Exactly the lines from the first line of the records to the line holding "const gmPlanar = [0.454, 0.431, 0.40, 0.35, 0.31]" should be duplicated, and nothing more; pictures stay out.

========================================

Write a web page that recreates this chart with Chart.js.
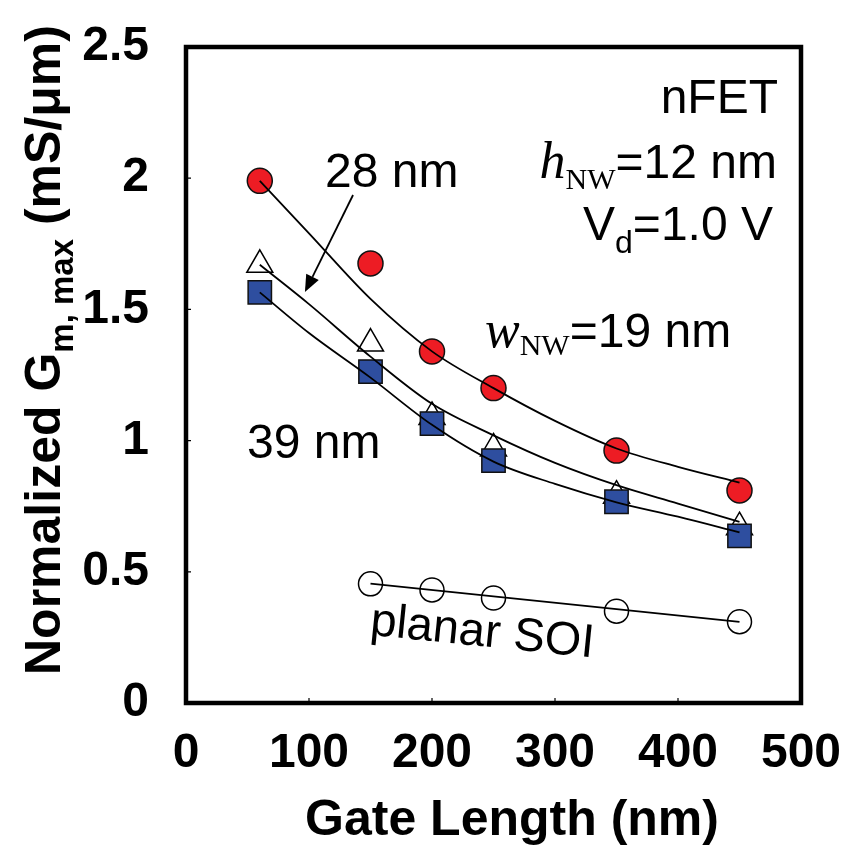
<!DOCTYPE html>
<html>
<head>
<meta charset="utf-8">
<script src="https://cdn.jsdelivr.net/npm/chart.js@4.4.1/dist/chart.umd.min.js"></script>
<style>
  html, body { margin: 0; padding: 0; background: #fff; }
  canvas { display: block; }
</style>
</head>
<body>
<canvas id="gmChart" width="851" height="852"></canvas>
<script>
// measured points (gate length in nm, Gm,max in mS/um)
const gateLength = [60, 150, 200, 250, 350, 450]
const gmW19 = [1.99, 1.675, 1.34, 1.20, 0.962, 0.81]
const gmW28 = [1.67, 1.37, 1.09, 0.97, 0.79, 0.67]
const gmW39 = [1.565, 1.263, 1.065, 0.924, 0.767, 0.637]

const planarGateLength = [150, 200, 250, 350, 450]
const gmPlanar = [0.454, 0.431, 0.40, 0.35, 0.31]

// fitted guide curves
const fitGateLength = [60, 100, 150, 200, 250, 300, 350, 400, 450]
const fitW19 = [1.99, 1.79, 1.54, 1.34, 1.20, 1.075, 0.97, 0.90, 0.84]
const fitW28 = [1.67, 1.52, 1.32, 1.14, 1.02, 0.915, 0.83, 0.76, 0.69]
const fitW39 = [1.565, 1.41, 1.24, 1.06, 0.92, 0.835, 0.765, 0.71, 0.65]
const planarFitGateLength = [150, 450]
const planarFit = [0.455, 0.309]

const xTicks = [0, 100, 200, 300, 400, 500]
const yTicks = [0, 0.5, 1, 1.5, 2, 2.5]

const SANS = 'Liberation Sans'
const SERIF = 'Liberation Serif'

function toPoints(xs, ys) {
    return xs.map((x, i) => ({x: x, y: ys[i]}))
}

function fitLine(xs, ys) {
    return {
        data: toPoints(xs, ys),
        showLine: true,
        borderColor: '#000',
        borderWidth: 1.8,
        pointRadius: 0,
        cubicInterpolationMode: 'monotone',
        fill: false,
    }
}

// draws a run of text pieces (font / baseline shift) starting at x
function drawParts(ctx, parts, x, y, align) {
    let total = 0
    parts.forEach(p => { ctx.font = p.font; p.w = ctx.measureText(p.text).width; total += p.w })
    let cx = align === 'right' ? x - total : (align === 'center' ? x - total / 2 : x)
    ctx.textAlign = 'left'
    ctx.textBaseline = 'alphabetic'
    parts.forEach(p => {
        ctx.font = p.font
        ctx.fillText(p.text, cx, y + (p.dy || 0))
        cx += p.w
    })
}

const decorations = {
    id: 'decorations',
    afterDraw(chart) {
        const ctx = chart.ctx
        const area = chart.chartArea
        const xs = chart.scales.x
        const ys = chart.scales.y
        const px = v => xs.getPixelForValue(v)
        const py = v => ys.getPixelForValue(v)

        ctx.save()
        ctx.fillStyle = '#000'
        ctx.strokeStyle = '#000'

        // inward tick marks
        ctx.lineWidth = 1.2
        ctx.beginPath()
        xTicks.slice(1, -1).forEach(v => { ctx.moveTo(px(v), area.bottom); ctx.lineTo(px(v), area.bottom - 5) })
        yTicks.slice(1, -1).forEach(v => { ctx.moveTo(area.left, py(v)); ctx.lineTo(area.left + 5, py(v)) })
        ctx.stroke()

        // frame
        ctx.lineWidth = 4.5
        ctx.strokeRect(area.left, area.top, area.right - area.left, area.bottom - area.top)

        // axis titles
        drawParts(ctx, [{text: 'Gate Length (nm)', font: 'bold 50px ' + SANS}], 512, 835, 'center')

        ctx.save()
        ctx.translate(60, 675)
        ctx.rotate(-Math.PI / 2)
        drawParts(ctx, [
            {text: 'Normalized G', font: 'bold 50px ' + SANS},
            {text: 'm, max', font: 'bold 33px ' + SANS, dy: 13},
            {text: ' (mS/\u03bcm)', font: 'bold 50px ' + SANS},
        ], 0, 0, 'left')
        ctx.restore()

        // annotations
        drawParts(ctx, [{text: 'nFET', font: '48px ' + SANS}], px(481.3), py(2.248), 'right')
        drawParts(ctx, [
            {text: 'h', font: 'italic 52px ' + SERIF},
            {text: 'NW', font: '30px ' + SERIF, dy: 11},
            {text: '=12 nm', font: '48px ' + SANS},
        ], px(480.5), py(2.001), 'right')
        drawParts(ctx, [
            {text: 'V', font: '48px ' + SANS},
            {text: 'd', font: '32px ' + SANS, dy: 13},
            {text: '=1.0 V', font: '48px ' + SANS},
        ], px(477.2), py(1.764), 'right')
        drawParts(ctx, [
            {text: 'w', font: 'italic 52px ' + SERIF},
            {text: 'NW', font: '30px ' + SERIF, dy: 8},
            {text: '=19 nm', font: '48px ' + SANS},
        ], px(243.1), py(1.357), 'left')
        drawParts(ctx, [{text: '28 nm', font: '48px ' + SANS}], px(113), py(1.966), 'left')
        drawParts(ctx, [{text: '39 nm', font: '48px ' + SANS}], px(49.6), py(0.934), 'left')

        ctx.save()
        ctx.translate(px(239.8), py(0.217))
        ctx.rotate(5.8 * Math.PI / 180)
        drawParts(ctx, [{text: 'planar SOI', font: '47px ' + SANS}], 0, 0, 'center')
        ctx.restore()

        // arrow from "28 nm" to its curve
        const x0 = px(135.8), y0 = py(1.936), x1 = px(96.7), y1 = py(1.566)
        const ang = Math.atan2(y1 - y0, x1 - x0)
        const headLen = 17, headHalf = 7
        ctx.lineWidth = 1.8
        ctx.beginPath()
        ctx.moveTo(x0, y0)
        ctx.lineTo(x1 - Math.cos(ang) * headLen, y1 - Math.sin(ang) * headLen)
        ctx.stroke()
        ctx.beginPath()
        ctx.moveTo(x1, y1)
        ctx.lineTo(x1 - Math.cos(ang) * headLen - Math.sin(ang) * headHalf, y1 - Math.sin(ang) * headLen + Math.cos(ang) * headHalf)
        ctx.lineTo(x1 - Math.cos(ang) * headLen + Math.sin(ang) * headHalf, y1 - Math.sin(ang) * headLen - Math.cos(ang) * headHalf)
        ctx.closePath()
        ctx.fill()

        ctx.restore()
    }
}

Chart.defaults.font.family = SANS
Chart.defaults.color = '#000'

const chart = new Chart(document.getElementById('gmChart'), {
    type: 'scatter',
    data: {
        datasets: [
            // curves first so they are drawn over the symbols
            fitLine(fitGateLength, fitW19),
            fitLine(fitGateLength, fitW28),
            fitLine(fitGateLength, fitW39),
            fitLine(planarFitGateLength, planarFit),
            {
                label: 'w 39 nm',
                data: toPoints(gateLength, gmW39),
                pointStyle: 'rect',
                pointRadius: 16.5,
                backgroundColor: '#2E4E9F',
                borderColor: '#111',
                borderWidth: 1.5,
            },
            {
                label: 'w 28 nm',
                data: toPoints(gateLength, gmW28),
                pointStyle: 'triangle',
                pointRadius: 15,
                backgroundColor: '#fff',
                borderColor: '#000',
                borderWidth: 1.5,
            },
            {
                label: 'w 19 nm',
                data: toPoints(gateLength, gmW19),
                pointStyle: 'circle',
                pointRadius: 12.5,
                backgroundColor: '#ED1C24',
                borderColor: '#111',
                borderWidth: 1.5,
            },
            {
                label: 'planar SOI',
                data: toPoints(planarGateLength, gmPlanar),
                pointStyle: 'circle',
                pointRadius: 12,
                backgroundColor: 'rgba(255,255,255,0)',
                borderColor: '#000',
                borderWidth: 1.5,
            },
        ],
    },
    options: {
        responsive: false,
        animation: false,
        devicePixelRatio: 1,
        layout: {padding: {top: 47, right: 50, left: 0, bottom: 0}},
        plugins: {legend: {display: false}, tooltip: {enabled: false}},
        scales: {
            x: {
                type: 'linear',
                min: 0,
                max: 500,
                grid: {display: false},
                border: {display: false},
                afterBuildTicks: scale => { scale.ticks = xTicks.map(v => ({value: v})) },
                afterFit: scale => {
                    scale.height = 149
                    scale.paddingLeft = 0
                    scale.paddingRight = 0
                },
                ticks: {
                    font: {size: 48, weight: 'bold'},
                    padding: 14,
                    maxRotation: 0,
                    autoSkip: false,
                },
            },
            y: {
                type: 'linear',
                min: 0,
                max: 2.5,
                grid: {display: false},
                border: {display: false},
                afterBuildTicks: scale => { scale.ticks = yTicks.map(v => ({value: v})) },
                afterFit: scale => {
                    scale.width = 186
                    scale.paddingTop = 0
                    scale.paddingBottom = 0
                },
                ticks: {
                    font: {size: 48, weight: 'bold'},
                    padding: 29,
                    autoSkip: false,
                    callback: v => String(v),
                },
            },
        },
    },
    plugins: [decorations],
})
</script>
</body>
</html>
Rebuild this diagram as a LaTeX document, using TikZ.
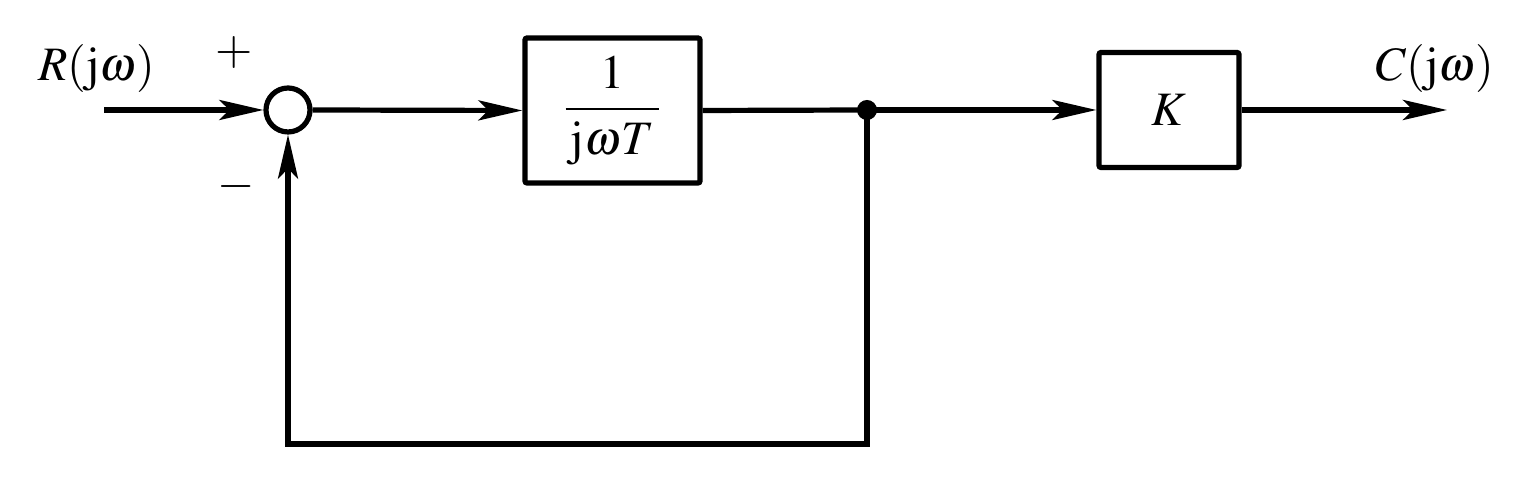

========================================

→ Full answer:
Write a web page that recreates this chart with Chart.js.
<!DOCTYPE html>
<html>
<head>
<meta charset="utf-8">
<script src="https://cdn.jsdelivr.net/npm/chart.js@4.4.1/dist/chart.umd.min.js"></script>
<style>
  html, body { margin: 0; padding: 0; background: #fff; }
  canvas { display: block; }
</style>
</head>
<body>
<canvas id="gmChart" width="851" height="852"></canvas>
<script>
// measured points (gate length in nm, Gm,max in mS/um)
const gateLength = [60, 150, 200, 250, 350, 450]
const gmW19 = [1.99, 1.675, 1.34, 1.20, 0.962, 0.81]
const gmW28 = [1.67, 1.37, 1.09, 0.97, 0.79, 0.67]
const gmW39 = [1.565, 1.263, 1.065, 0.924, 0.767, 0.637]

const planarGateLength = [150, 200, 250, 350, 450]
const gmPlanar = [0.454, 0.431, 0.40, 0.35, 0.31]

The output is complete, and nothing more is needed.